# Given instruction
Pictures stay out. Extract the lines below from the first one through the line with "import * as", both included.

# Data lines
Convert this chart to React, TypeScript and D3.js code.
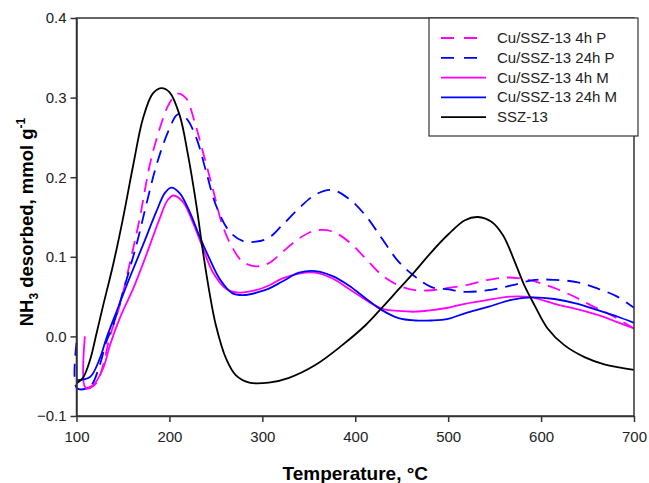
import { useEffect, useRef } from "react"
import * as d3 from "d3"

// [temperature °C, NH3 desorbed mmol/g]
const cu4hP: [number, number][] = [
  [110, -0.066], [114.5, -0.065], [122, -0.058], [128.7, -0.036], [136, 0.0], [146.6, 0.039],
  [157, 0.09], [168, 0.148], [178.8, 0.215], [189.5, 0.261], [200, 0.293], [209, 0.305],
  [218, 0.299], [227, 0.27], [236, 0.232], [246.6, 0.186], [257, 0.14], [268, 0.111],
  [278.7, 0.094], [293, 0.088], [307, 0.092], [321.6, 0.106], [339.5, 0.123], [357, 0.133],
  [375, 0.132], [393, 0.119], [411, 0.098], [428.7, 0.077], [446.6, 0.064], [464.5, 0.058],
  [482, 0.058], [500, 0.061], [518, 0.064], [543, 0.071], [564.5, 0.074], [586, 0.071],
  [607, 0.064], [632, 0.052], [653.7, 0.039], [675, 0.027], [700, 0.01],
]

const cu24hP: [number, number][] = [
  [100, -0.008], [100.5, -0.065], [114.5, -0.063], [125, -0.036], [132, -0.007], [139.4, 0.014],
  [150, 0.056], [164.5, 0.115], [175, 0.165], [186, 0.215], [200, 0.261], [209, 0.279],
  [218, 0.274], [229, 0.249], [239.5, 0.207], [250, 0.165], [264.5, 0.132], [278.7, 0.12],
  [293, 0.119], [307, 0.124], [321.6, 0.14], [339.5, 0.161], [357, 0.178], [375, 0.184],
  [393, 0.173], [411, 0.152], [428.7, 0.123], [446.6, 0.094], [464.5, 0.075], [482, 0.062],
  [500, 0.059], [518, 0.056], [543, 0.058], [568, 0.064], [593, 0.071], [614.5, 0.071],
  [639.5, 0.068], [661, 0.06], [682, 0.05], [700, 0.036],
]

const cu4hM: [number, number][] = [
  [109, 0.0], [109.5, -0.064], [118, -0.061], [128.7, -0.04], [136, -0.011], [146.6, 0.023],
  [161, 0.06], [175, 0.102], [189.5, 0.148], [198, 0.171], [204.5, 0.177], [214.5, 0.169],
  [225, 0.144], [236, 0.111], [246.6, 0.081], [261, 0.06], [275, 0.055], [293, 0.058],
  [307, 0.064], [321.6, 0.073], [339.5, 0.079], [357, 0.08], [375, 0.073], [393, 0.06],
  [411, 0.046], [428.7, 0.035], [446.6, 0.032], [464.5, 0.031], [482, 0.033], [500, 0.036],
  [518, 0.041], [543, 0.046], [568, 0.05], [589.5, 0.049], [614.5, 0.041], [639.5, 0.034],
  [661, 0.027], [682, 0.018], [700, 0.01],
]

const cu24hM: [number, number][] = [
  [100, -0.055], [114.5, -0.051], [125, -0.028], [132, -0.003], [143, 0.031], [157, 0.073],
  [171.6, 0.115], [186, 0.157], [195, 0.18], [202, 0.187], [211, 0.18], [221.6, 0.157],
  [232, 0.127], [243, 0.098], [253.7, 0.073], [268, 0.054], [282, 0.052], [296.6, 0.056],
  [307, 0.06], [321.6, 0.069], [339.5, 0.08], [357, 0.082], [375, 0.076], [393, 0.064],
  [411, 0.048], [428.7, 0.033], [446.6, 0.023], [464.5, 0.02], [482, 0.02], [500, 0.022],
  [518, 0.029], [543, 0.037], [568, 0.046], [589.5, 0.049], [614.5, 0.047], [639.5, 0.041],
  [661, 0.033], [682, 0.025], [700, 0.017],
]

const ssz13: [number, number][] = [
  [100, -0.059], [107, -0.052], [114.5, -0.03], [121.6, 0.004], [128.7, 0.039], [139.4, 0.09],
  [150, 0.148], [161, 0.215], [171.6, 0.274], [182, 0.305], [191, 0.312], [200, 0.307],
  [211, 0.278], [220, 0.228], [229, 0.165], [236, 0.107], [243, 0.056], [250, 0.014],
  [261, -0.028], [271.6, -0.049], [286, -0.058], [307, -0.058], [328.8, -0.052], [357, -0.036],
  [386, -0.011], [411, 0.014], [428.7, 0.036], [446.6, 0.059], [464.5, 0.082], [482, 0.106],
  [500, 0.128], [518, 0.146], [532, 0.15], [546.6, 0.144], [559, 0.127], [571.6, 0.094],
  [582, 0.064], [593, 0.039], [607, 0.01], [625, -0.011], [646.7, -0.026], [668, -0.035],
  [700, -0.042],
]

const seriesNames = ["Cu/SSZ-13 4h P", "Cu/SSZ-13 24h P", "Cu/SSZ-13 4h M", "Cu/SSZ-13 24h M", "SSZ-13"]
const seriesData = [cu4hP, cu24hP, cu4hM, cu24hM, ssz13]
const seriesColors = ["#ff00ff", "#0000ff", "#ff00ff", "#0000ff", "#000000"]
const seriesDashed = [true, true, false, false, false]

const xTicks = [100, 200, 300, 400, 500, 600, 700]
const yTicks = [-0.1, 0.0, 0.1, 0.2, 0.3, 0.4]

export default function App() {
  const ref = useRef<SVGSVGElement>(null)

  useEffect(() => {
    const svg = d3.select(ref.current)
    svg.selectAll("*").remove()

    const left = 76.5, right = 634, top = 18, bottom = 416
    const font = "Arial, 'Liberation Sans', sans-serif"

    const x = d3.scaleLinear().domain([100, 700]).range([left, right])
    const y = d3.scaleLinear().domain([-0.1, 0.4]).range([bottom, top])

    const line = d3.line<[number, number]>()
      .x(d => x(d[0]))
      .y(d => y(d[1]))
      .curve(d3.curveCatmullRom.alpha(0.5))

    // curves
    seriesData.forEach((data, i) => {
      svg.append("path")
        .datum(data)
        .attr("fill", "none")
        .attr("stroke", seriesColors[i])
        .attr("stroke-width", 1.8)
        .attr("stroke-dasharray", seriesDashed[i] ? "13,8" : null)
        .attr("d", line)
    })

    // frame
    svg.append("rect")
      .attr("x", left).attr("y", top)
      .attr("width", right - left).attr("height", bottom - top)
      .attr("fill", "none").attr("stroke", "#333").attr("stroke-width", 1.5)

    // axes
    const xAxis = svg.append("g")
      .attr("transform", `translate(0,${bottom})`)
      .call(d3.axisBottom(x).tickValues(xTicks).tickSize(6).tickSizeOuter(0).tickPadding(9).tickFormat(d3.format("d")))
    const yAxis = svg.append("g")
      .attr("transform", `translate(${left},0)`)
      .call(d3.axisLeft(y).tickValues(yTicks).tickSize(6).tickSizeOuter(0).tickPadding(4).tickFormat(d3.format(".1f")))
    ;[xAxis, yAxis].forEach(a => {
      a.select(".domain").attr("stroke", "#333").attr("stroke-width", 1.5)
      a.selectAll(".tick line").attr("stroke", "#333").attr("stroke-width", 1.5)
      a.selectAll(".tick text").attr("font-family", font).attr("font-size", 15).attr("fill", "#222")
    })

    // axis titles
    svg.append("text")
      .attr("x", (left + right) / 2).attr("y", 480)
      .attr("text-anchor", "middle")
      .attr("font-family", font).attr("font-size", 19).attr("font-weight", "bold")
      .text("Temperature, °C")

    const yt = svg.append("text")
      .attr("transform", `translate(33,${(top + bottom) / 2 + 5}) rotate(-90)`)
      .attr("text-anchor", "middle")
      .attr("font-family", font).attr("font-size", 18.5).attr("font-weight", "bold")
    yt.append("tspan").text("NH")
    yt.append("tspan").attr("font-size", 12).attr("dy", 5).text("3")
    yt.append("tspan").attr("dy", -5).text(" desorbed, mmol g")
    yt.append("tspan").attr("font-size", 12).attr("dy", -8).text("-1")

    // legend
    const lg = svg.append("g")
    lg.append("rect")
      .attr("x", 429).attr("y", 18).attr("width", 209).attr("height", 118)
      .attr("fill", "#fff").attr("stroke", "#333").attr("stroke-width", 1.2)
    seriesNames.forEach((name, i) => {
      const cy = 38 + i * 19.8
      lg.append("line")
        .attr("x1", 441).attr("x2", 486).attr("y1", cy).attr("y2", cy)
        .attr("stroke", seriesColors[i]).attr("stroke-width", 1.8)
        .attr("stroke-dasharray", seriesDashed[i] ? "13,10" : null)
      lg.append("text")
        .attr("x", 497).attr("y", cy + 5)
        .attr("font-family", font).attr("font-size", 15).attr("fill", "#222")
        .text(name)
    })
  }, [])

  return (
    <svg ref={ref} width={649} height={483}
      style={{ position: "absolute", left: 0, top: 0, background: "#fff" }} />
  )
}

# Expected output
Convert this chart to React, TypeScript and D3.js code.
import { useEffect, useRef } from "react"
import * as d3 from "d3"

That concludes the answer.